Österreich kürzt bei den Ärmsten

Rechts-Regierung will mit »Sozialhilfe-Gestz« Mindestsicherung kürzen

  • Michael Bonvalot, Wien
  • Lesedauer: 3 Min.

Zum Überleben reicht die Mindestsicherung in Österreich kaum, auch wenn sie eine Existenzabsicherung darstellen soll. Die Höhe ist Ländersache: In Wien sind es im Jahr 2019 für Alleinstehende pro Monat 885 Euro, für Paare 1328 Euro. Pro minderjähriges Kind kommen 239 Euro dazu. In Vorarlberg hingegen werden an Alleinstehende nur 645 Euro ausbezahlt. Dennoch trommeln ÖVP und FPÖ vor allem seit 2016 für eine weitere Kürzung - damals war eine bundesweit einheitliche Regelung ausgelaufen. Als Aufhänger dient die Ankunft geflüchteter Menschen.

Die Agitation der beiden Rechts-Parteien war erfolgreich: Fast alle Bundesländer haben nach 2016 die Mindestsicherung gekürzt. Darunter etwa das Burgenland, wo die SPÖ mit der FPÖ eine Koalition bildet, sowie Tirol, wo die ÖVP mit den Grünen koaliert. Auch in Wien, wo Rot-Grün regiert, gab es kleinere Kürzungen. Die damalige grüne Tiroler Landesrätin Christine Baur erklärte 2017, dass die schwarz-grüne Landesregierung »bei den Ärmsten« kürze.

Bereits seit dem Antritt der ÖVP-FPÖ-Koalition in Österreich im Dezember 2017 ist klar, dass bundesweite Kürzungen folgen sollen. Das steht im Regierungsprogramm, das sogar eine »Arbeits- und Teilhabepflicht« für Bezieher vorsieht. Auch der neue alte Name »Sozialhilfe« findet sich dort anstatt der »Mindestsicherung«, was den Almosencharakter in den Vordergrund stellt.

Das Sozialhilfe-Gesetz, das nun verabschiedet werden soll, bedeutet teils existenzbedrohende Kürzungen. So soll es für Paare nur noch höchstens 1208 Euro geben, wobei die Länder diesen Beitrag nochmals kürzen dürfen. Familien mit Kindern werden besonders betroffen sein: Während es derzeit für jedes Kind einen fixen Betrag gibt, darf es künftig für das erste Kind höchstens 215 Euro geben, für das zweite Kind 129 Euro und ab dem dritten Kind nur noch 43 Euro.

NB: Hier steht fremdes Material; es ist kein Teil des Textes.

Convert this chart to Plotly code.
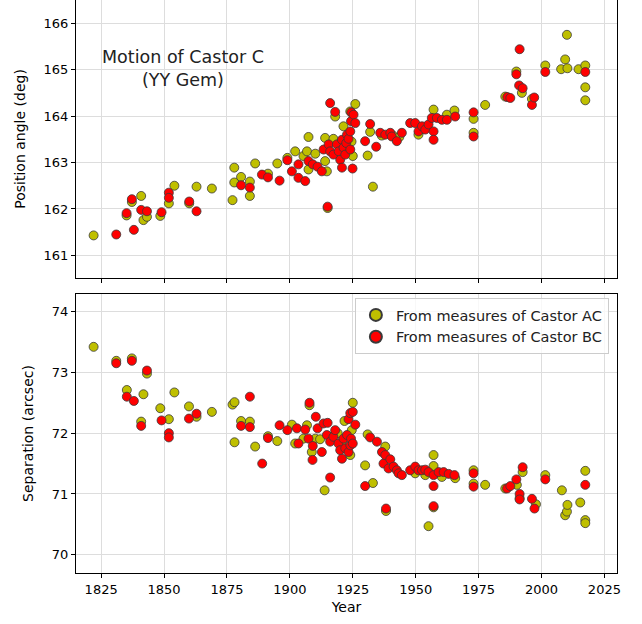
import plotly.graph_objects as go
from plotly.subplots import make_subplots

# --- position angle, measured from Castor A (AC) ---
ac_pa_year = [1822.0, 1835.1, 1837.2, 1840.9, 1841.8, 1843.2, 1848.5, 1851.9, 1854.1, 1860.0,
              1862.9, 1869.0, 1877.2, 1877.9, 1877.9, 1880.6, 1884.1, 1884.1, 1886.2, 1891.3,
              1895.0, 1899.0, 1902.1, 1905.4, 1906.8, 1907.4, 1907.4, 1910.1, 1914.0, 1914.0,
              1914.7, 1915.0, 1917.3, 1918.0, 1919.5, 1921.3, 1922.5, 1924.0, 1924.5, 1925.0,
              1926.0, 1930.9, 1931.9, 1933.0, 1936.5, 1941.0, 1943.5, 1951.1, 1953.0, 1957.1,
              1962.4, 1965.4, 1973.0, 1973.0, 1977.6, 1985.6, 1990.0, 1992.2, 1996.2, 2001.5,
              2007.8, 2009.4, 2010.1, 2010.3, 2014.7, 2017.4, 2017.4, 2017.4]
ac_pa = [161.43, 161.86, 162.15, 162.28, 161.76, 161.83, 161.85, 162.12, 162.50, 162.12,
         162.48, 162.44, 162.19, 162.89, 162.57, 162.69, 162.59, 162.28, 162.98, 162.76,
         162.98, 163.10, 163.24, 163.14, 163.24, 163.55, 162.85, 163.19, 163.53, 163.03,
         162.81, 162.02, 163.51, 163.99, 163.40, 163.78, 163.30, 164.10, 163.45, 163.14,
         164.26, 163.15, 163.66, 162.48, 163.58, 163.58, 163.55, 163.60, 163.72, 164.14,
         164.03, 164.12, 163.94, 163.64, 164.24, 164.42, 164.96, 164.50, 164.37, 165.09,
         165.01, 165.22, 165.75, 165.03, 165.01, 165.09, 164.62, 164.34]

# --- position angle, measured from Castor B (BC) ---
bc_pa_year = [1831.0, 1835.1, 1837.2, 1838.0, 1840.9, 1843.2, 1849.0, 1851.9, 1851.9, 1860.0,
              1862.9, 1880.6, 1884.1, 1888.9, 1891.3, 1895.9, 1899.0, 1900.8, 1903.4, 1903.4,
              1906.1, 1907.4, 1909.1, 1911.0, 1912.7, 1913.4, 1915.0, 1915.4, 1916.0, 1916.0,
              1917.3, 1918.0, 1918.7, 1919.4, 1920.0, 1920.7, 1920.7, 1921.3, 1922.0, 1922.4,
              1922.7, 1923.3, 1924.0, 1924.0, 1924.3, 1924.4, 1924.9, 1925.3, 1926.0, 1929.9,
              1931.9, 1934.3, 1935.9, 1937.9, 1939.9, 1940.5, 1942.5, 1944.5, 1947.8, 1949.8,
              1951.1, 1952.5, 1953.8, 1955.1, 1956.4, 1957.1, 1957.1, 1958.4, 1960.4, 1962.4,
              1965.7, 1973.0, 1973.0, 1986.4, 1987.6, 1990.0, 1991.1, 1991.3, 1992.5, 1996.2,
              1997.1, 2001.5, 2017.4]
bc_pa = [161.45, 161.91, 162.21, 161.55, 161.98, 161.95, 161.93, 162.35, 162.24, 162.16,
         161.95, 162.51, 162.46, 162.74, 162.68, 162.61, 163.05, 162.81, 162.96, 162.67,
         162.60, 163.03, 162.96, 162.91, 162.81, 163.28, 162.05, 163.39, 164.28, 163.24,
         163.17, 164.09, 163.39, 163.24, 163.06, 163.49, 162.89, 163.32, 163.17, 163.42,
         163.60, 163.51, 163.67, 163.28, 163.89, 164.08, 162.87, 164.03, 163.85, 163.46,
         163.83, 163.34, 163.64, 163.60, 163.64, 163.56, 163.46, 163.64, 163.85, 163.85,
         163.67, 163.78, 163.71, 163.82, 163.96, 163.67, 163.49, 163.96, 163.92, 163.92,
         163.99, 164.08, 163.56, 164.41, 164.39, 164.90, 164.66, 165.44, 164.60, 164.24,
         164.40, 164.95, 164.95]

# --- separation, measured from Castor A (AC) ---
ac_sep_year = [1822.0, 1831.0, 1837.2, 1843.2, 1835.2, 1841.8, 1840.9, 1848.5, 1851.9, 1854.1,
               1859.9, 1862.9, 1869.0, 1877.2, 1878.0, 1878.0, 1880.6, 1884.1, 1886.2, 1891.3,
               1895.0, 1900.8, 1902.1, 1905.4, 1906.8, 1907.8, 1908.7, 1910.1, 1912.0, 1913.8,
               1917.0, 1919.0, 1920.7, 1921.7, 1924.0, 1924.6, 1925.0, 1929.9, 1930.9, 1933.0,
               1937.9, 1938.2, 1949.8, 1953.8, 1955.1, 1957.1, 1957.1, 1957.1, 1960.4, 1965.7,
               1973.0, 1973.0, 1977.6, 1985.6, 1990.2, 1991.3, 1992.5, 1997.8, 2001.5, 2008.1,
               2009.4, 2010.1, 2010.3, 2015.4, 2017.4, 2017.4, 2017.4]
ac_sep = [73.42, 73.19, 73.23, 72.98, 72.71, 72.64, 72.19, 72.41, 72.23, 72.67,
          72.44, 72.27, 72.35, 72.47, 72.51, 71.85, 72.20, 72.19, 71.78, 71.95,
          71.87, 72.14, 71.83, 71.91, 72.13, 72.46, 71.69, 71.91, 71.90, 71.06,
          71.95, 72.00, 71.86, 72.20, 71.64, 72.05, 72.50, 71.47, 71.98, 71.18,
          71.78, 70.72, 71.34, 71.31, 70.47, 71.64, 71.46, 70.78, 71.28, 71.26,
          71.39, 71.17, 71.15, 71.09, 71.15, 70.93, 71.36, 70.83, 71.31, 71.06,
          70.65, 70.71, 70.82, 70.86, 71.38, 70.57, 70.52]

# --- separation, measured from Castor B (BC) ---
bc_sep_year = [1831.0, 1837.2, 1843.2, 1835.2, 1838.0, 1840.9, 1849.0, 1851.9, 1851.9, 1859.9,
               1862.9, 1880.6, 1884.1, 1884.1, 1889.0, 1891.3, 1895.9, 1899.0, 1902.8, 1903.4,
               1906.1, 1907.4, 1907.8, 1909.0, 1909.1, 1910.3, 1911.0, 1912.7, 1913.4, 1914.7,
               1915.0, 1916.0, 1916.0, 1917.3, 1918.0, 1919.3, 1920.0, 1920.7, 1921.3, 1922.0,
               1922.7, 1923.3, 1923.3, 1924.0, 1924.0, 1924.3, 1925.0, 1925.0, 1926.0, 1929.9,
               1931.9, 1934.6, 1936.6, 1937.2, 1937.9, 1938.2, 1939.2, 1939.9, 1941.2, 1942.5,
               1943.2, 1944.5, 1947.8, 1949.8, 1951.1, 1952.5, 1953.8, 1955.1, 1957.1, 1957.1,
               1957.1, 1959.1, 1961.1, 1963.1, 1965.4, 1973.0, 1973.0, 1986.3, 1987.6, 1990.0,
               1991.3, 1991.3, 1992.5, 1996.2, 1997.2, 2001.5, 2017.4]
bc_sep = [73.15, 73.19, 73.03, 72.60, 72.53, 72.12, 72.21, 72.00, 71.93, 72.24,
          72.32, 72.12, 72.60, 72.10, 71.50, 71.92, 72.13, 72.05, 72.08, 71.83,
          72.06, 71.91, 72.50, 71.56, 71.79, 72.27, 72.08, 71.69, 72.16, 71.97,
          72.17, 71.27, 71.86, 71.94, 72.05, 71.83, 71.72, 71.58, 71.91, 71.75,
          71.97, 71.69, 72.23, 72.33, 71.80, 71.91, 72.35, 71.83, 72.14, 71.13,
          71.93, 71.86, 71.69, 71.50, 71.64, 70.76, 71.42, 71.57, 71.45, 71.39,
          71.34, 71.31, 71.39, 71.45, 71.39, 71.39, 71.40, 71.36, 71.31, 71.13,
          70.80, 71.36, 71.36, 71.33, 71.31, 71.34, 71.12, 71.09, 71.13, 71.24,
          71.00, 70.91, 71.44, 70.92, 70.76, 71.24, 71.15]

OLIVE = '#bfbf00'
RED = '#ff0000'
EDGE = '#3a3a3a'
FONT = 'DejaVu Sans'

fig = make_subplots(rows=2, cols=1, shared_xaxes=True)

def dots(x, y, color, name, show):
    return go.Scatter(x=x, y=y, mode='markers', name=name, showlegend=show,
                      marker=dict(size=9, color=color, line=dict(color=EDGE, width=0.8)))

fig.add_trace(dots(ac_pa_year, ac_pa, OLIVE, 'From measures of Castor AC', False), row=1, col=1)
fig.add_trace(dots(bc_pa_year, bc_pa, RED, 'From measures of Castor BC', False), row=1, col=1)
fig.add_trace(dots(ac_sep_year, ac_sep, OLIVE, 'From measures of Castor AC', True), row=2, col=1)
fig.add_trace(dots(bc_sep_year, bc_sep, RED, 'From measures of Castor BC', True), row=2, col=1)

axis_style = dict(showline=True, linecolor='black', linewidth=1, mirror=True,
                  ticks='outside', ticklen=4, tickcolor='black',
                  showgrid=True, gridcolor='#dddddd', gridwidth=1, zeroline=False,
                  tickfont=dict(family=FONT, size=13, color='black'))
title_font = dict(family=FONT, size=14, color='black')

fig.update_xaxes(**axis_style, range=[1815, 2030], tickvals=[1825, 1850, 1875, 1900, 1925, 1950, 1975, 2000, 2025])
fig.update_xaxes(showticklabels=False, row=1, col=1)
fig.update_xaxes(title=dict(text='Year', font=title_font, standoff=6), row=2, col=1)
fig.update_yaxes(**axis_style)
fig.update_yaxes(range=[160.515, 166.5], dtick=1, domain=[0.515, 1.0],
                 title=dict(text='Position angle (deg)', font=title_font, standoff=14),
                 row=1, col=1)
fig.update_yaxes(range=[69.7, 74.29], dtick=1, domain=[0.0, 0.487],
                 title=dict(text='Separation (arcsec)', font=title_font, standoff=14),
                 row=2, col=1)

fig.add_annotation(x=1857.4, y=165.02, xref='x', yref='y', showarrow=False,
                   text='Motion of Castor C<br>(YY Gem)', align='center',
                   font=dict(family=FONT, size=17.5, color='#222222'))

fig.update_layout(
    width=642, height=624,
    margin=dict(l=76, r=25, t=0, b=51),
    plot_bgcolor='white', paper_bgcolor='white',
    font=dict(family=FONT, size=13, color='black'),
    legend=dict(x=0.985, y=0.480, xanchor='right', yanchor='top',
                bgcolor='rgba(255,255,255,0.8)', bordercolor='#cccccc', borderwidth=1,
                font=dict(family=FONT, size=14.5, color='#222222'),
                itemsizing='constant'),
)

# page body has a default margin; drop it so the figure sits at the window origin
fig.write_html("out.html", config={'displayModeBar': False},
               post_script="document.body.style.margin='0';")
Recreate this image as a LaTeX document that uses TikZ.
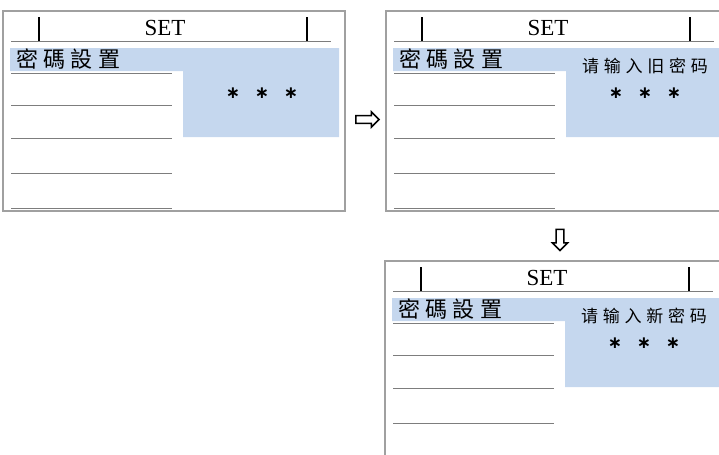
\documentclass[tikz,border=0pt]{standalone}
\usepackage{fontspec}
\setmainfont{Liberation Serif}
\newfontfamily\cjktc[LetterSpace=24]{Noto Sans CJK TC}
\newfontfamily\cjksc[LetterSpace=28]{Noto Sans CJK SC}
\newfontfamily\symfont{DejaVu Sans}
\usetikzlibrary{shapes.arrows}
\definecolor{panelblue}{RGB}{197,215,238}
\definecolor{framegray}{RGB}{160,160,160}
\definecolor{rulegray}{RGB}{125,125,125}
\tikzset{
    frame/.style={draw=framegray, line width=0.6pt},
    rule/.style={draw=rulegray, line width=0.5pt},
    tick/.style={draw=black, line width=0.7pt},
    star/.style={font=\fontsize{8.5pt}{10pt}\symfont\bfseries},
    hint/.style={single arrow, draw, line width=0.75pt, fill=white, inner xsep=0pt, inner ysep=1.6pt, single arrow head extend=1.8pt}
}
\def\Screen(#1) at (#2, #3) heading #4; {
    \begin{scope}[shift={(#2,#3)}]
        \draw[frame] (3, 11) rectangle (345, 211);
        \fill[panelblue] (10, 48) -| (339, 137) -| (183, 71) -| (10, 48) -- cycle;
        \draw[rule] (11, 41) -- (331, 41);
        \draw[tick] (39, 17) -- (39, 41) (307, 17) -- (307, 41);
        \foreach \y in {73, 105, 138, 173, 208}
            \draw[rule] (11, \y) -- (172, \y);
        \node (#1-set) at (165, 28) {\fontsize{11.5pt}{13pt}\selectfont SET};
        \node[anchor=west, inner sep=0pt] (#1-title) at (16, 59) {\fontsize{11pt}{12pt}\cjktc 密碼設置};
        \node (#1-head) at (262, 66) {\fontsize{8.5pt}{10pt}\cjksc #4};
        \foreach \x [count=\i] in {233, 262, 291}
            \node[star] (#1-ast\i) at (\x, 93) {∗};
    \end{scope}
}

\begin{document}
\begin{tikzpicture}[x=0.5pt, y=-0.5pt]
    \useasboundingbox (0, 0) rectangle (719, 455);
    \clip (0, 0) rectangle (719, 455);
    \Screen(old) at (0, 0) heading {}; % first screen
    \Screen(ask) at (383, 0) heading {请输入旧密码};
    \Screen(new) at (382, 250) heading {请输入新密码};
    \node[hint, minimum height=11.5pt] (next) at (365.5, 119.5) {};
    \node[hint, rotate=-90, minimum height=10.5pt] (down) at (560, 238) {};
\end{tikzpicture}
\end{document}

Ebenfalls betroffen sind Menschen, die in Wohngemeinschaften wohnen. Hier ist eine sogenannte Deckelung auf 1549 Euro je WG vorgesehen - unabhängig davon, wie viele Personen in der WG wohnen. Diese Regelung zielt nicht zuletzt auf geflüchtete Menschen ab. Drittstaatsangehörige sollen erst nach einem fünfjährigen Aufenthalt in Österreich Anspruch auf Sozialhilfe haben. Falls die betroffenen Personen Deutsch nicht mindestens auf Niveau B1 beherrschen, wird die Sozialhilfe nochmals um 300 Euro gekürzt. Gleichzeitig werden Deutschkurse von der Regierung gestrichen. Ebenfalls 300 Euro weniger kann es für Menschen geben, die keinen Pflichtschulabschluss haben.

Die Mehrheit der Bevölkerung hat die Regierung hinter sich. So zeigt eine repräsentative Umfrage des Meinungsforschungsinstituts OGM im Januar 2019, dass 75 Prozent der Befragten dafür sind, dass der Anspruch auf Mindestsicherung erst nach fünf Jahren Aufenthalt in Österreich bestehen soll. Kürzungen für anerkannte Flüchtlinge, die nicht gut Deutsch sprechen, begrüßen mehr als 90 Prozent der Wähler von ÖVP und FPÖ, aber auch 61 Prozent der Wähler der Sozialdemokratie und 68 Prozent der Grün-Wähler. Bei den Kürzungen für Familien ist das Bild etwas differenzierter, doch auch hier sind 47 Prozent dafür, nur 33 Prozent dagegen.

Verwundern kann das nicht, durch die Kürzungen der Länder wurde der Boden bereitet. Und auch die aktuellen Kürzungen finden bei Teilen der Opposition Gefallen. So sieht etwa der burgenländische Soziallandesrat Norbert Darabos von der SPÖ in den Plänen der schwarz-blauen Regierung einen »guten Ansatz«.